» **Goal**
Restate the data below word for word. Skip any images it contains.

--------------------------------

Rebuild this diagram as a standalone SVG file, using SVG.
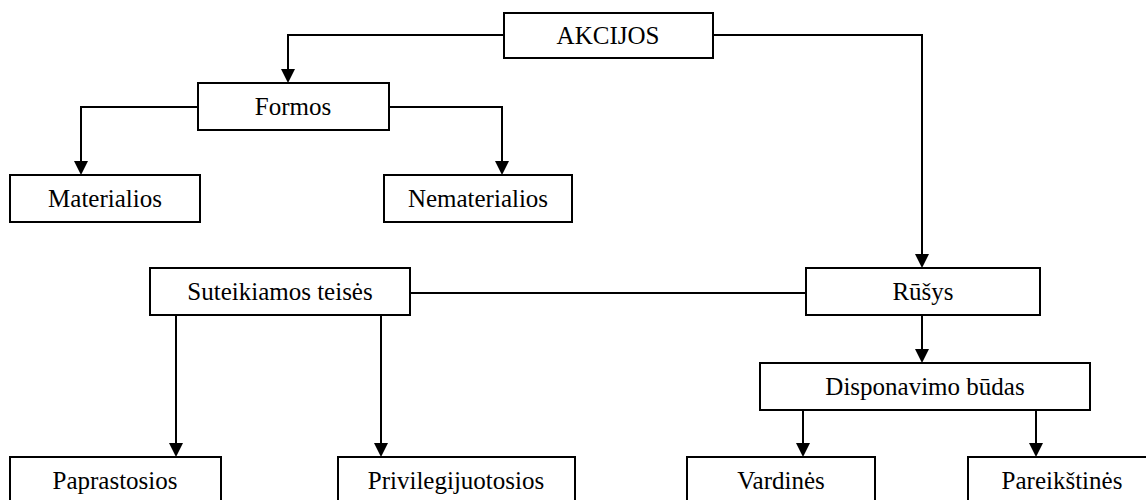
<svg xmlns="http://www.w3.org/2000/svg" width="1146" height="500" viewBox="0 0 1146 500">
  <style>
    .box { fill: #ffffff; stroke: #000000; stroke-width: 2; }
    .lbl { font-family: "Liberation Serif", "Times New Roman", serif; font-size: 25px; fill: #000000; text-anchor: middle; }
    .wire { fill: none; stroke: #000000; stroke-width: 2; }
  </style>
  <defs>
    <!-- downward arrowhead, tip at (0,0) -->
    <path id="head" d="M-7,-14 H7 L0,0 Z" fill="#000000"/>
  </defs>
  <rect width="1146" height="500" fill="#ffffff"/>

  <g id="connectors">
    <path class="wire" d="M504,35 H288 V75"/>
    <path class="wire" d="M713,35 H922 V260"/>
    <path class="wire" d="M198,107 H81 V167"/>
    <path class="wire" d="M389,107 H502 V167"/>
    <path class="wire" d="M410,293 H806"/>
    <path class="wire" d="M176,315 V449"/>
    <path class="wire" d="M381,315 V449"/>
    <path class="wire" d="M922,315 V355"/>
    <path class="wire" d="M803,410 V449"/>
    <path class="wire" d="M1036,410 V449"/>
    <use href="#head" x="288" y="83"/>
    <use href="#head" x="922" y="268"/>
    <use href="#head" x="81" y="175"/>
    <use href="#head" x="502" y="175"/>
    <use href="#head" x="176" y="457"/>
    <use href="#head" x="381" y="457"/>
    <use href="#head" x="922" y="363"/>
    <use href="#head" x="803" y="457"/>
    <use href="#head" x="1036" y="457"/>
  </g>

  <g id="akcijos">
    <rect class="box" x="504" y="13" width="209" height="45"/>
    <text class="lbl" x="608" y="44">AKCIJOS</text>
  </g>
  <g id="formos">
    <rect class="box" x="198" y="83" width="191" height="47"/>
    <text class="lbl" x="293" y="115">Formos</text>
  </g>
  <g id="materialios">
    <rect class="box" x="10" y="175" width="190" height="47"/>
    <text class="lbl" x="105" y="207">Materialios</text>
  </g>
  <g id="nematerialios">
    <rect class="box" x="384" y="175" width="188" height="47"/>
    <text class="lbl" x="478" y="207">Nematerialios</text>
  </g>
  <g id="suteikiamos-teises">
    <rect class="box" x="150" y="268" width="260" height="47"/>
    <text class="lbl" x="280" y="300">Suteikiamos teisės</text>
  </g>
  <g id="rusys">
    <rect class="box" x="806" y="268" width="234" height="47"/>
    <text class="lbl" x="923" y="300">Rūšys</text>
  </g>
  <g id="disponavimo-budas">
    <rect class="box" x="760" y="363" width="330" height="47"/>
    <text class="lbl" x="925" y="395">Disponavimo būdas</text>
  </g>
  <g id="paprastosios">
    <rect class="box" x="10" y="457" width="211" height="60"/>
    <text class="lbl" x="115" y="489">Paprastosios</text>
  </g>
  <g id="privilegijuotosios">
    <rect class="box" x="338" y="457" width="237" height="60"/>
    <text class="lbl" x="456" y="489">Privilegijuotosios</text>
  </g>
  <g id="vardines">
    <rect class="box" x="687" y="457" width="188" height="60"/>
    <text class="lbl" x="781" y="489">Vardinės</text>
  </g>
  <g id="pareikstines">
    <rect class="box" x="968" y="457" width="190" height="60"/>
    <text class="lbl" x="1062" y="489">Pareikštinės</text>
  </g>
</svg>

--------------------------------

» **Answer to the problem**
Rebuild this diagram as a standalone SVG file, using SVG.
<svg xmlns="http://www.w3.org/2000/svg" width="1146" height="500" viewBox="0 0 1146 500">
  <style>
    .box { fill: #ffffff; stroke: #000000; stroke-width: 2; }
    .lbl { font-family: "Liberation Serif", "Times New Roman", serif; font-size: 25px; fill: #000000; text-anchor: middle; }
    .wire { fill: none; stroke: #000000; stroke-width: 2; }
  </style>
  <defs>
    <!-- downward arrowhead, tip at (0,0) -->
    <path id="head" d="M-7,-14 H7 L0,0 Z" fill="#000000"/>
  </defs>
  <rect width="1146" height="500" fill="#ffffff"/>

  <g id="connectors">
    <path class="wire" d="M504,35 H288 V75"/>
    <path class="wire" d="M713,35 H922 V260"/>
    <path class="wire" d="M198,107 H81 V167"/>
    <path class="wire" d="M389,107 H502 V167"/>
    <path class="wire" d="M410,293 H806"/>
    <path class="wire" d="M176,315 V449"/>
    <path class="wire" d="M381,315 V449"/>
    <path class="wire" d="M922,315 V355"/>
    <path class="wire" d="M803,410 V449"/>
    <path class="wire" d="M1036,410 V449"/>
    <use href="#head" x="288" y="83"/>
    <use href="#head" x="922" y="268"/>
    <use href="#head" x="81" y="175"/>
    <use href="#head" x="502" y="175"/>
    <use href="#head" x="176" y="457"/>
    <use href="#head" x="381" y="457"/>
    <use href="#head" x="922" y="363"/>
    <use href="#head" x="803" y="457"/>
    <use href="#head" x="1036" y="457"/>
  </g>

  <g id="akcijos">
    <rect class="box" x="504" y="13" width="209" height="45"/>
    <text class="lbl" x="608" y="44">AKCIJOS</text>
  </g>
  <g id="formos">
    <rect class="box" x="198" y="83" width="191" height="47"/>
    <text class="lbl" x="293" y="115">Formos</text>
  </g>
  <g id="materialios">
    <rect class="box" x="10" y="175" width="190" height="47"/>
    <text class="lbl" x="105" y="207">Materialios</text>
  </g>
  <g id="nematerialios">
    <rect class="box" x="384" y="175" width="188" height="47"/>
    <text class="lbl" x="478" y="207">Nematerialios</text>
  </g>
  <g id="suteikiamos-teises">
    <rect class="box" x="150" y="268" width="260" height="47"/>
    <text class="lbl" x="280" y="300">Suteikiamos teisės</text>
  </g>
  <g id="rusys">
    <rect class="box" x="806" y="268" width="234" height="47"/>
    <text class="lbl" x="923" y="300">Rūšys</text>
  </g>
  <g id="disponavimo-budas">
    <rect class="box" x="760" y="363" width="330" height="47"/>
    <text class="lbl" x="925" y="395">Disponavimo būdas</text>
  </g>
  <g id="paprastosios">
    <rect class="box" x="10" y="457" width="211" height="60"/>
    <text class="lbl" x="115" y="489">Paprastosios</text>
  </g>
  <g id="privilegijuotosios">
    <rect class="box" x="338" y="457" width="237" height="60"/>
    <text class="lbl" x="456" y="489">Privilegijuotosios</text>
  </g>
  <g id="vardines">
    <rect class="box" x="687" y="457" width="188" height="60"/>
    <text class="lbl" x="781" y="489">Vardinės</text>
  </g>
  <g id="pareikstines">
    <rect class="box" x="968" y="457" width="190" height="60"/>
    <text class="lbl" x="1062" y="489">Pareikštinės</text>
  </g>
</svg>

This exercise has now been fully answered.